The instructions could have been written with greater clarity. Instead of making separate assembly instructions for each product, they are combined so that the reader has to be attentive as to whether a particular step applies to the Traveler or the Wooden Edition.
The instructions are also incomplete. On the last page, Step 14 refers the reader to Step 5 in the Instruction Manual, and Step 10 refers to Step 15 in the Instruction Manual. What is missing is any reference to completing the project are references to Steps 16, 17 and 18 of the Instruction Manual. It is not difficult to figure out how to complete the project, but it was disconcerting since one of these steps says, "Caution, once the screw cap is fastened, the lens cannot be dismantled!"
The terminology in the instructions are also inconsistent. The instructions refers the reader to "The Instruction Manual," but among the documents, there is no such document. The document in question is actually entitled "User's Guide." The parts are also inconsistently labeled. In the parts list there is a "lens tube" but in the text it is simply referred to as "tube."
The instructions are not specific and each step must be carefully thought out during construction. One of the panels is white on one side and tan on the other. The instructions do not state this, but the white needs to face in, not out, in the construction.
Extra care should be taken in placing the panels into the grooves on the sides.
You'll need a hammer to gently tap the panels into place.
Be sure to check the intersection of the panels and sides to be sure there are no gaps, as is the case above. This is easily corrected if done before the glue dries.
This tube-like stopper secures the mirror in place. The problem is - which direction to insert it?
On one side it is solid, and the other side it is hollow. My suggestion is to have the solid end opposite from the mirror. That way it is easier to press the stopper all the way against the mirror, as I did with a screwdriver head as seen below.
Focusing is easy, but I did find one problem here. I found was that there was too much play in the lens tube to suit me. Maintaining focus was not easy because the tube tended to slide on its own. To resolve this problem, I took some parts I found in my garage. I took a plastic ring that was wider than the tube, drilled a hole in the side, and used a wing screw to build a device to secure the lens tube in place.

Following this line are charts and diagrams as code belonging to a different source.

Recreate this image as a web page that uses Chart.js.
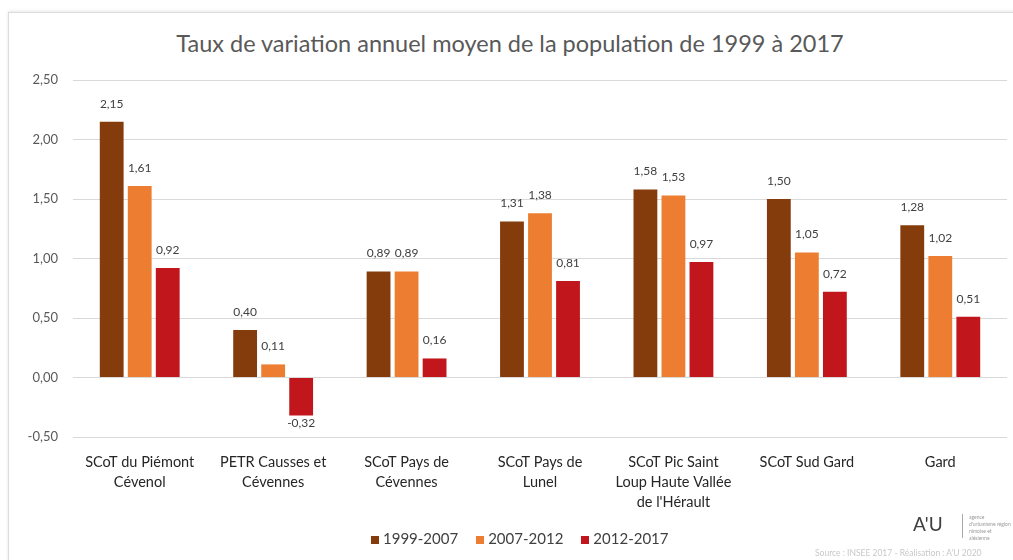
<!DOCTYPE html>
<html>
<head>
<meta charset="utf-8">
<script src="https://cdn.jsdelivr.net/npm/chart.js@4"></script>
<style>
    body { margin: 0; background: #fff; font-family: Lato, "Open Sans", sans-serif; }
    #wrap { position: relative; width: 1013px; height: 560px; overflow: hidden; }
    #frame { position: absolute; left: 8px; top: 12px; width: 1100px; height: 700px; border: 1px solid #dcdcdc; box-shadow: 0 -1px 3px #e8e8e8; }
    #title { position: absolute; left: 0; width: 1020px; top: 29px; text-align: center; font-size: 23.5px; color: #595959; }
    #legend { position: absolute; top: 529px; left: 371px; font-size: 15px; color: #404040; white-space: nowrap; }
    #legend span.item { margin-right: 18px; }
    #legend span.box { display: inline-block; width: 8px; height: 8px; margin-right: 4px; }
    #logo { position: absolute; left: 913px; top: 512px; font-size: 19px; color: #404040; }
    #logoText { position: absolute; left: 962px; top: 514px; font-size: 5px; color: #999; line-height: 7px; border-left: 1px solid #aaa; padding-left: 6px; height: 24px; }
    #source { position: absolute; left: 815px; top: 548px; font-size: 8.5px; color: #c8c8c8; white-space: nowrap; }
    canvas { position: absolute; left: 0; top: 0; }
</style>
</head>
<body>
<div id="wrap">
    <div id="frame"></div>
    <div id="title">Taux de variation annuel moyen de la population de 1999 à 2017</div>
    <canvas id="popChart" width="1013" height="560"></canvas>
    <div id="legend"></div>
    <div id="logo">A'U</div>
    <div id="logoText">agence<br>d'urbanisme région<br>nîmoise et alésienne</div>
    <div id="source">Source : INSEE 2017 - Réalisation : A'U 2020</div>
</div>
<script>
const territories = [
    ["SCoT du Piémont", "Cévenol"],
    ["PETR Causses et", "Cévennes"],
    ["SCoT Pays de", "Cévennes"],
    ["SCoT Pays de", "Lunel"],
    ["SCoT Pic Saint", "Loup Haute Vallée", "de l'Hérault"],
    ["SCoT Sud Gard"],
    ["Gard"]
];
const periods = ["1999-2007", "2007-2012", "2012-2017"];
const rate1999_2007 = [2.15, 0.40, 0.89, 1.31, 1.58, 1.50, 1.28];
const rate2007_2012 = [1.61, 0.11, 0.89, 1.38, 1.53, 1.05, 1.02];
const rate2012_2017 = [0.92, -0.32, 0.16, 0.81, 0.97, 0.72, 0.51];
const yTicks = [-0.5, 0, 0.5, 1, 1.5, 2, 2.5];
const colors = ['#843C0C', '#ED7D31', '#C0161C'];

function frNum(v) {
    return v.toFixed(2).replace('.', ',');
}

// draws the value above (or below) each bar
const valueLabels = {
    id: 'valueLabels',
    afterDatasetsDraw(chart) {
        const ctx = chart.ctx;
        ctx.save();
        ctx.font = '12px Lato, "Open Sans", sans-serif';
        ctx.fillStyle = '#404040';
        ctx.textAlign = 'center';
        chart.data.datasets.forEach((ds, i) => {
            chart.getDatasetMeta(i).data.forEach((bar, j) => {
                const v = ds.data[j];
                if (v >= 0) {
                    ctx.textBaseline = 'bottom';
                    ctx.fillText(frNum(v), bar.x, bar.y - 12);
                } else {
                    ctx.textBaseline = 'top';
                    ctx.fillText(frNum(v), bar.x, bar.y + 2);
                }
            });
        });
        ctx.restore();
    }
};

const datasets = [rate1999_2007, rate2007_2012, rate2012_2017].map((d, i) => ({
    label: periods[i],
    data: d,
    backgroundColor: colors[i],
    categoryPercentage: 0.63,
    barPercentage: 0.85
}));

new Chart(document.getElementById('popChart'), {
    type: 'bar',
    data: { labels: territories, datasets: datasets },
    options: {
        responsive: false,
        animation: false,
        layout: { padding: { left: 8, right: 6, top: 80, bottom: 43 } },
        plugins: {
            legend: { display: false },
            tooltip: { enabled: false }
        },
        scales: {
            x: {
                grid: { display: false },
                border: { display: false },
                ticks: {
                    color: '#262626',
                    padding: 8,
                    maxRotation: 0,
                    autoSkip: false,
                    font: { size: 14.5, family: 'Lato, "Open Sans", sans-serif', lineHeight: 1.35 }
                },
                afterFit: s => { s.height = 80; }
            },
            y: {
                min: -0.5,
                max: 2.5,
                afterBuildTicks: s => { s.ticks = yTicks.map(v => ({ value: v })); },
                grid: { color: '#d9d9d9', drawTicks: false },
                border: { display: false },
                ticks: {
                    color: '#595959',
                    padding: 15,
                    font: { size: 13, family: 'Lato, "Open Sans", sans-serif' },
                    callback: v => frNum(v)
                },
                afterFit: s => { s.width = 65; }
            }
        }
    },
    plugins: [valueLabels]
});

const legend = document.getElementById('legend');
periods.forEach((p, i) => {
    const item = document.createElement('span');
    item.className = 'item';
    item.innerHTML = '<span class="box" style="background:' + colors[i] + '"></span>' + p;
    legend.appendChild(item);
});
</script>
</body>
</html>
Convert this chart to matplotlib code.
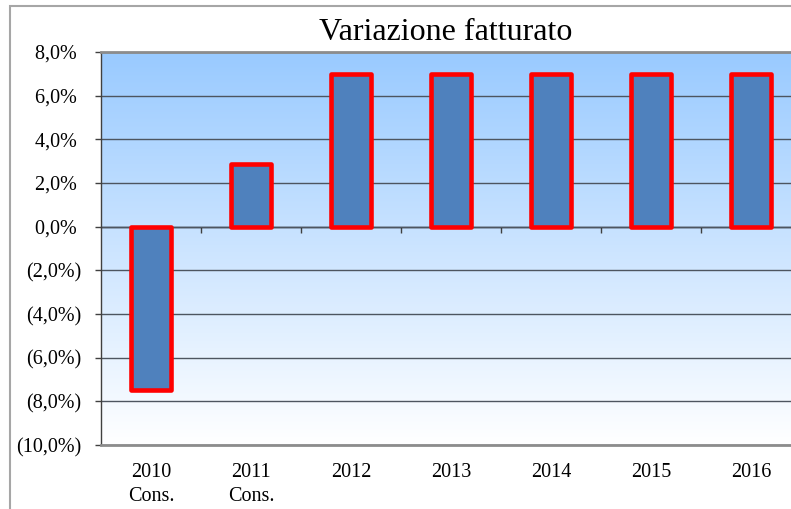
import numpy as np
import matplotlib
matplotlib.use("Agg")
from matplotlib import pyplot as plt
from matplotlib.patches import Rectangle

# data
years = ["2010\nCons.", "2011\nCons.", "2012", "2013", "2014", "2015", "2016"]
variazione = [-7.5, 2.85, 7.0, 7.0, 7.0, 7.0, 7.0]
y_ticks = [-10, -8, -6, -4, -2, 0, 2, 4, 6, 8]

plt.rcParams["font.family"] = ["Liberation Serif", "DejaVu Serif"]

W, H = 791, 509
fig = plt.figure(figsize=(W / 100, H / 100), dpi=100)

# outer chart border (cut off at right / bottom like the original)
fig.patches.append(Rectangle((10 / W, -0.1), 1.2, 1.1 - 6 / H, transform=fig.transFigure,
                             fill=False, edgecolor="#a6a6a6", linewidth=1.5))

ax = fig.add_axes([101 / W, (H - 445) / H, 700 / W, (445 - 52) / H])
ax.set_facecolor("none")

# gradient background, blue on top to white at bottom
top = np.array([153, 202, 255]) / 255
bot = np.array([255, 255, 255]) / 255
t = np.linspace(0, 1, 256)[:, None]
grad = (top * (1 - t) + bot * t)[:, None, :]
ax.imshow(grad, extent=[0, 1, 0, 1], transform=ax.transAxes, aspect="auto", zorder=0)

x = np.arange(len(years))
bars = ax.bar(x, variazione, width=0.4, color="#4f81bd", edgecolor="#ff0000",
              linewidth=3.3, zorder=3)
for b in bars:
    b.set_joinstyle("round")

ax.set_xlim(-0.5, len(years) - 0.5)
ax.set_ylim(-10, 8)
ax.set_yticks(y_ticks)


def fmt(v):
    s = f"{abs(v):.1f}".replace(".", ",") + "%"
    if v < 0:
        return "(" + s + ")"
    return s + " "


ax.set_yticklabels([fmt(v) for v in y_ticks])
ax.set_xticks(x)
ax.set_xticklabels(years, linespacing=1.35)

ax.yaxis.grid(True, color="#4d5560", linewidth=1.0, zorder=1)
ax.set_axisbelow(True)

ax.tick_params(axis="y", direction="out", length=4.5, width=1, color="#404040",
               labelsize=14.5, pad=9.5)
ax.tick_params(axis="x", length=0, labelsize=14.5, pad=13)

for side in ["top", "bottom"]:
    ax.spines[side].set_color("#8c8c8c")
    ax.spines[side].set_linewidth(2)
ax.spines["left"].set_color("#404040")
ax.spines["left"].set_linewidth(1)
ax.spines["right"].set_visible(False)

# zero line with category separators
sec = ax.secondary_xaxis(10 / 18)
sec.set_xticks(np.arange(len(years) - 1) + 0.5)
sec.set_xticklabels([])
sec.tick_params(direction="in", length=4.5, width=1, color="#404040")
for sp in sec.spines.values():
    sp.set_color("black")
    sp.set_linewidth(1)

fig.text(446 / W, 1 - 33 / H, "Variazione fatturato", ha="center", va="center",
         fontsize=23)

fig.savefig("out.png", dpi=100)
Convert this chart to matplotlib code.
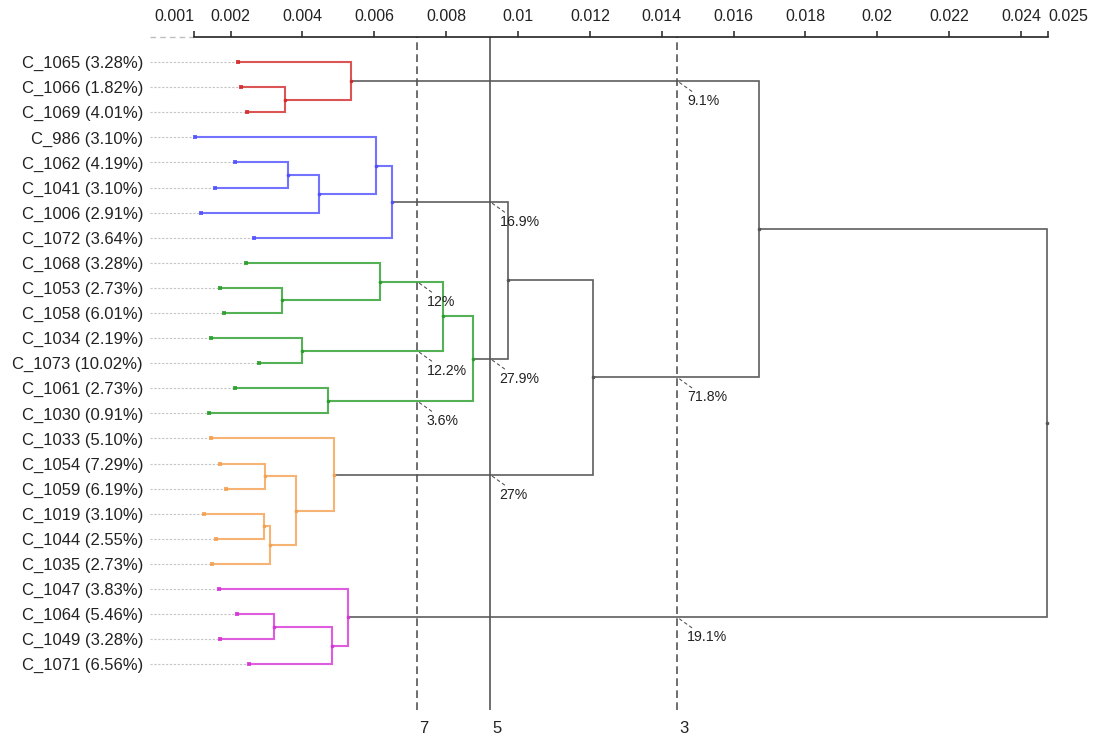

Don't expect the image of the Sun to be very large. There is not much magnification power in the Solarscope. It is sufficient to see the sunspots, but not enough to see detail of the spots. It is perfect for eclipse viewing. I am confident that it will be sufficient to see a transit of Venus. I am not sure that it would be sufficient for a transit of Mercury - but this statement is purely speculation. The solarscope's web page says it is good for viewing transits of the smaller planet, so I would assume that is true - but for me the jury will be out on this one until 2016, when I hope to next see a Mercury transit.
It will be excellent for use with school groups, and I look forward to the next time I spend a day at my wife's school with her students.
All in all, I rate this product very highly. I would like to see them work on securing the focusing system, and would definitely like to see them revise their assembly instructions. All in all, well worth the money.